Ignore NotFound errors

Case in point for not returning an error: A subtlety in the KubeBuilder book is how the authors ignore NotFound errors when Get()ting the reconciled object. Normally NotFound would be returned when the object has been deleted. Since we have arranged for the garbage collector to clean up our dependent objects, there is no need to do anything with NotFound errors, so we can ignore them. If the reconciled object was not deleted, but missing for some other reason, we should still ignore NotFound errors. We do not want to requeue the reconciliation by returning the error. If the object were to reappear in the API, the controller would get another reconciliation at that time.
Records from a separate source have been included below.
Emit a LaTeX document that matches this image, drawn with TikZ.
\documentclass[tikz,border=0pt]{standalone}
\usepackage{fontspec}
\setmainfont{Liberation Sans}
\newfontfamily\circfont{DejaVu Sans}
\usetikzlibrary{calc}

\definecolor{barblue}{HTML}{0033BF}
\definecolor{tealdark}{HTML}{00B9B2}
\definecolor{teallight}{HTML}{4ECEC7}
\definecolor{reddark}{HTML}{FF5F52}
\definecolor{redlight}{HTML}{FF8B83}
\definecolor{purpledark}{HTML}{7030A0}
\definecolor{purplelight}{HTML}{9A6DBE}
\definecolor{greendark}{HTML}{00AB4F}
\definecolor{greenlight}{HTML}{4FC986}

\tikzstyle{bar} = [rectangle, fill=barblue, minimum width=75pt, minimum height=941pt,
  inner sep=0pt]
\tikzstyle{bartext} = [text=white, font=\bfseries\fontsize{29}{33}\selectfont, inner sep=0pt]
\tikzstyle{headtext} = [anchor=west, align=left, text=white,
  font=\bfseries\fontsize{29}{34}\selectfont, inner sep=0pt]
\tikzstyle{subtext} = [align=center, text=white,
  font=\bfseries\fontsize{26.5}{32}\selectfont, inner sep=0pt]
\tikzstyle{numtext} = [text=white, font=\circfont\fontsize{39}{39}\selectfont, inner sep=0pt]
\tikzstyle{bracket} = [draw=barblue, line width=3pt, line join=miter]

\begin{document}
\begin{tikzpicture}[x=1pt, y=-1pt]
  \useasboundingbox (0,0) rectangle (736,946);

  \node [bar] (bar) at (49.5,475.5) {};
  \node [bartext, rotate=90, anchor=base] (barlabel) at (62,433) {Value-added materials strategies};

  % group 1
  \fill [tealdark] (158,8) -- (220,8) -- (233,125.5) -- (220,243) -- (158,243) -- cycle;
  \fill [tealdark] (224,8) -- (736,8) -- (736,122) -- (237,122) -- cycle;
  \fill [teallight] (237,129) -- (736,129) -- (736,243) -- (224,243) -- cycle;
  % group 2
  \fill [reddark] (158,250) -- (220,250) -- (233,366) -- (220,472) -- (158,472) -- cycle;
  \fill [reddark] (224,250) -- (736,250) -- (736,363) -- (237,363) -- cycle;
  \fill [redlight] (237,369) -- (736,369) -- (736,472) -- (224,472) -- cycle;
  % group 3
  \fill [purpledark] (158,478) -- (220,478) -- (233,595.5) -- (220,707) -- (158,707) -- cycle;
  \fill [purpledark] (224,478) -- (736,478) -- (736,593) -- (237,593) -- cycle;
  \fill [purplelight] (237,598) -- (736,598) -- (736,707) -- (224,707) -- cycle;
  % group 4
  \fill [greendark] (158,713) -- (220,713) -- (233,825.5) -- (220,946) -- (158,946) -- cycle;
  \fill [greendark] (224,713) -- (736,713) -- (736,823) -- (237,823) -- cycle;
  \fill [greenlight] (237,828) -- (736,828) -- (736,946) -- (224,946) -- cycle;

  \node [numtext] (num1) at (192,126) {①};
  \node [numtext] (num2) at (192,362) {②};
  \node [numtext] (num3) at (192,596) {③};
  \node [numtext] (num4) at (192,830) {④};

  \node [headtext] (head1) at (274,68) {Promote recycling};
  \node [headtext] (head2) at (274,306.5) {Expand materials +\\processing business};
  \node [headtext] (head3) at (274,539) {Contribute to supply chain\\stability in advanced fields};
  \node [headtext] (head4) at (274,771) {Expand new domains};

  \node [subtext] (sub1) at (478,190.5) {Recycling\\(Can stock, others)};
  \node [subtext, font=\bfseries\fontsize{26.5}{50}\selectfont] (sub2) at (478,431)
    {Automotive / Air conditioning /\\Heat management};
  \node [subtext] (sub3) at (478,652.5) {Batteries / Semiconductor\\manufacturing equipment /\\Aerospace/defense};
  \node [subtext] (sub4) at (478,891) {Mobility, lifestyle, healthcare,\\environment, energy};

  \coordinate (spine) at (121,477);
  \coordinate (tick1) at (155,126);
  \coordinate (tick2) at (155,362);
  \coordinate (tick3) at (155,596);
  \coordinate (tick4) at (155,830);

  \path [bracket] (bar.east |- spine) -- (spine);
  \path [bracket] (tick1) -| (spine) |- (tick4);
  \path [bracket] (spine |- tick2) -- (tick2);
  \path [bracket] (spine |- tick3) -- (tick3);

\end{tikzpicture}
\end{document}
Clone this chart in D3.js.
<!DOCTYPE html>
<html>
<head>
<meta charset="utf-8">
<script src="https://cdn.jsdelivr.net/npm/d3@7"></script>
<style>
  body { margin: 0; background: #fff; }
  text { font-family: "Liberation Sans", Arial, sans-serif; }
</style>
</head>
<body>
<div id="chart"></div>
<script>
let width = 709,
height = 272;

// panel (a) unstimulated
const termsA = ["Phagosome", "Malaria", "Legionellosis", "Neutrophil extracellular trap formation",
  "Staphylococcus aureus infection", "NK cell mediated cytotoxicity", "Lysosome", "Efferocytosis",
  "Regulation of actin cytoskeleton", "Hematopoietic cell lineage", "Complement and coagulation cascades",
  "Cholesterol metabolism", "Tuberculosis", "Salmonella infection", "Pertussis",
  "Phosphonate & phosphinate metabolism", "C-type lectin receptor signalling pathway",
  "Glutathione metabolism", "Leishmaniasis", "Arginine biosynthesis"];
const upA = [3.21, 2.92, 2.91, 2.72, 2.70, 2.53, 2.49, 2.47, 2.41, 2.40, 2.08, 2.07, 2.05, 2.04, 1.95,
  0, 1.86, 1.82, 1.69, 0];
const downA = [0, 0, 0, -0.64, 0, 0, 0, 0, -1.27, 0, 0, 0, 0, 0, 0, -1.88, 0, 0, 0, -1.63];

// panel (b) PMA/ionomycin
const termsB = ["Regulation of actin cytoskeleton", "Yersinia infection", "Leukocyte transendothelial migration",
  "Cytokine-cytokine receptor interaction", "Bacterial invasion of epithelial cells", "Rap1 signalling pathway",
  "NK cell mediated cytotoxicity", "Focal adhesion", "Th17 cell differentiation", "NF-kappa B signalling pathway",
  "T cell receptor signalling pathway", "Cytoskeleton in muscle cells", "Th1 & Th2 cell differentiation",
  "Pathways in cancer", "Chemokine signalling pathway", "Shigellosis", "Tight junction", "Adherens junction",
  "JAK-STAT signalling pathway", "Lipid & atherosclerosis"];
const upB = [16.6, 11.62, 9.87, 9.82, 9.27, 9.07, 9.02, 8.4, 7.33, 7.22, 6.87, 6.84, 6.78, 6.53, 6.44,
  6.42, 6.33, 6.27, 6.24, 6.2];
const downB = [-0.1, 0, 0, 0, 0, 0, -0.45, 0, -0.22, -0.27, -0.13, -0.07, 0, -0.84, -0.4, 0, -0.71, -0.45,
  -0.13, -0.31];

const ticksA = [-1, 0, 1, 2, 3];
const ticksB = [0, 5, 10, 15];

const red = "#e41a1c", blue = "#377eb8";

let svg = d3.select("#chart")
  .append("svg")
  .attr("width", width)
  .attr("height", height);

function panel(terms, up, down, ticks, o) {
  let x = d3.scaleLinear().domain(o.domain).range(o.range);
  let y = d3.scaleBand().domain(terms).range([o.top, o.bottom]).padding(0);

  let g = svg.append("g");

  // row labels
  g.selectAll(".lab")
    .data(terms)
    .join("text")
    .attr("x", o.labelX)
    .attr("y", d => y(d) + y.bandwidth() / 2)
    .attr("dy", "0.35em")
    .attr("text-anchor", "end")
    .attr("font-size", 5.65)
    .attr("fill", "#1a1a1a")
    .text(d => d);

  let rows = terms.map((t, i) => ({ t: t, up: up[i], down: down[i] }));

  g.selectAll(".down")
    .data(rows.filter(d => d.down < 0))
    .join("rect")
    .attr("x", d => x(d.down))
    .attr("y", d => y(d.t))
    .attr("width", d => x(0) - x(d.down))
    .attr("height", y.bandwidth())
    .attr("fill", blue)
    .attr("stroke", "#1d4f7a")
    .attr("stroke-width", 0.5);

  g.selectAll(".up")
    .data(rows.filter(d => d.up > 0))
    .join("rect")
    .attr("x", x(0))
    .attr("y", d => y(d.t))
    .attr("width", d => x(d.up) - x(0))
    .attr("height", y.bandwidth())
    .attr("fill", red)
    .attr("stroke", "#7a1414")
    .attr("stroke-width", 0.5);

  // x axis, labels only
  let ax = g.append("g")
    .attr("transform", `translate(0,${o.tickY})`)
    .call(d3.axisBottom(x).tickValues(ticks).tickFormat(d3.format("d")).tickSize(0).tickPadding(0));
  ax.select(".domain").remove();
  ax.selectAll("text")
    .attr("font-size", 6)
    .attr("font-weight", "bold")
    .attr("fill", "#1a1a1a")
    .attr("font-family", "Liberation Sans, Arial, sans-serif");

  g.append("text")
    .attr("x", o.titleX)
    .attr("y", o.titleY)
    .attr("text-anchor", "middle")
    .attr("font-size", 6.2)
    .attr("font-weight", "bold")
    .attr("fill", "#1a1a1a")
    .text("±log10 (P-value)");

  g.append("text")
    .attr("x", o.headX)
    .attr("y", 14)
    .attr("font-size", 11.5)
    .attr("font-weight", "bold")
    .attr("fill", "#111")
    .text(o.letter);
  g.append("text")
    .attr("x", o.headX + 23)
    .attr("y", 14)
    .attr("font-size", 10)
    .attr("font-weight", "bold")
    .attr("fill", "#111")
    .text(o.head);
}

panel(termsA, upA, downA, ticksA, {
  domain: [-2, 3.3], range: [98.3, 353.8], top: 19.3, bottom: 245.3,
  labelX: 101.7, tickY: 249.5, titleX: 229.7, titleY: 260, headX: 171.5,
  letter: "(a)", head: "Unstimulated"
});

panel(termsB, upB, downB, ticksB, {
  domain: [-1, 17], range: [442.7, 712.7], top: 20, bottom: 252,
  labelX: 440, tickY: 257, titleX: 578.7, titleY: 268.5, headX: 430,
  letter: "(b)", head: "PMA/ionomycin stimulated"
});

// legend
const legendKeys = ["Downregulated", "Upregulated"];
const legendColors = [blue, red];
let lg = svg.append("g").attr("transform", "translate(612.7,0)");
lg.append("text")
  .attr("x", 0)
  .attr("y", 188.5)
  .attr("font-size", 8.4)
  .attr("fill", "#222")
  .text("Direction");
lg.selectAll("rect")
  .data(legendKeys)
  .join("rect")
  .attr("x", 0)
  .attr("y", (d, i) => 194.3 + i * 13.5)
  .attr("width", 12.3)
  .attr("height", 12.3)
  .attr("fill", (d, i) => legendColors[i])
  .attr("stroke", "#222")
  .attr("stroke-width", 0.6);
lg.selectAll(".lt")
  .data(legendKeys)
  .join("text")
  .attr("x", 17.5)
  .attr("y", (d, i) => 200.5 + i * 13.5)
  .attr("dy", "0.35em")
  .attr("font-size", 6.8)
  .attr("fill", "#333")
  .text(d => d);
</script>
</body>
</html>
Requeuing the reconciliation would be a waste of time.

Example

To put all of the above together, here is a simplified example of Reconcile():

import (
	"github.com/pkg/errors"
	ctrl "sigs.k8s.io/controller-runtime"
	"sigs.k8s.io/controller-runtime/pkg/controller/controllerutil"
)

func (r *CustomReconciler) Reconcile(req ctrl.Request) (ctrl.Result, error) {
	ctx := context.Background()
	// Get CustomResource
	var customResource myApi.CustomResource
	if err := r.Get(ctx, req.NamespacedName, &customResource); err != nil {
		if apierrs.IsNotFound(err) {
			return ctrl.Result{}, nil
		}
		return ctrl.Result{}, errors.Wrap(err, "unable to fetch CustomResource")
	}

	// CreateOrUpdate SERVICE
	var svc corev1.Service
	svc.Name = customResource.Name
	svc.Namespace = customResource.Namespace
	_, err := ctrl.CreateOrUpdate(ctx, r, &svc, func() error {
		ModifyService(customResource, &svc)
		return controllerutil.SetControllerReference(&customResource, &svc, r.Scheme)
	})
	if err != nil {
		return ctrl.Result{}, errors.Wrap(err, "unable to CreateOrUpdate Service")
	}

	// CreateOrUpdate DEPLOYMENT
	var app appsv1.Deployment
	app.Name = customResource.Name + "-app"
	app.Namespace = customResource.Namespace
	_, err = ctrl.CreateOrUpdate(ctx, r, &app, func() error {
		ModifyDeployment(customResource, &app)
		return controllerutil.SetControllerReference(&customResource, &app, r.Scheme)
	})
	if err != nil {
		return ctrl.Result{}, errors.Wrap(err, "unable to CreateOrUpdate Deployment")
	}

	return ctrl.Result{}, nil
}

func ModifyDeployment(cr myApi.CustomResource, deployment *appsv1.Deployment) {
	labels := generateLabels(cr.Name)
	if deployment.Labels == nil {
		deployment.Labels = make(map[string]string)
	}
	for k, v := range labels {
		deployment.Labels[k] = v
	}
	replicas := cr.Spec.Replicas
	deployment.Spec.Replicas = &replicas
	deployment.Spec.Template.Labels = labels

	templateSpec := &deployment.Spec.Template.Spec

	if len(templateSpec.Containers) == 0 {
		templateSpec.Containers = make([]corev1.Container, 1)
	}
	container := &templateSpec.Containers[0]

	container.Name = "myapp"
	container.Args = []string{"/opt/myapp/bin/myapp"}
	container.Image = "myrepo/myapp:v1.0"
	container.Resources = corev1.ResourceRequirements{
		Limits: corev1.ResourceList{
			corev1.ResourceCPU:    cr.Spec.CPU,
			corev1.ResourceMemory: cr.Spec.Memory,
		},
	}
}

Up Next

In our next post, we'll describe our journey of figuring out how to apply Test Driven Development to a KubeBuilder controller.


  1. This slide deck from Kubernetes Meetup Tokyo is a great overview based on the O'Reilly book Programming Kubernetes of what a K8s controller needs to do, and gives a sense of all the things that KubeBuilder takes care of for you.